--- Your instructions ---
Quote the whole listing word for word, please.

--- Given material ---
● ● ● ● ●

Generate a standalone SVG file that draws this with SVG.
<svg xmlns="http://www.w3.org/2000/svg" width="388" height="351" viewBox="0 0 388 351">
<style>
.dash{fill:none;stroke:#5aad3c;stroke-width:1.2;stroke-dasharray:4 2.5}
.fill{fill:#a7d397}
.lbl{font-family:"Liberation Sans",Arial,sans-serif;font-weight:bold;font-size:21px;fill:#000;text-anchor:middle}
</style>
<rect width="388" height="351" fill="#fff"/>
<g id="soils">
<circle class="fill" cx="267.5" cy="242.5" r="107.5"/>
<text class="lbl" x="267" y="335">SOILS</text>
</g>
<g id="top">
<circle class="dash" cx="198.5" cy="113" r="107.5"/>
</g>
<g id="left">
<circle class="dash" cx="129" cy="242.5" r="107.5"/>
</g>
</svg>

● ● ● ● ●

--- Solution ---
Generate a standalone SVG file that draws this with SVG.
<svg xmlns="http://www.w3.org/2000/svg" width="388" height="351" viewBox="0 0 388 351">
<style>
.dash{fill:none;stroke:#5aad3c;stroke-width:1.2;stroke-dasharray:4 2.5}
.fill{fill:#a7d397}
.lbl{font-family:"Liberation Sans",Arial,sans-serif;font-weight:bold;font-size:21px;fill:#000;text-anchor:middle}
</style>
<rect width="388" height="351" fill="#fff"/>
<g id="soils">
<circle class="fill" cx="267.5" cy="242.5" r="107.5"/>
<text class="lbl" x="267" y="335">SOILS</text>
</g>
<g id="top">
<circle class="dash" cx="198.5" cy="113" r="107.5"/>
</g>
<g id="left">
<circle class="dash" cx="129" cy="242.5" r="107.5"/>
</g>
</svg>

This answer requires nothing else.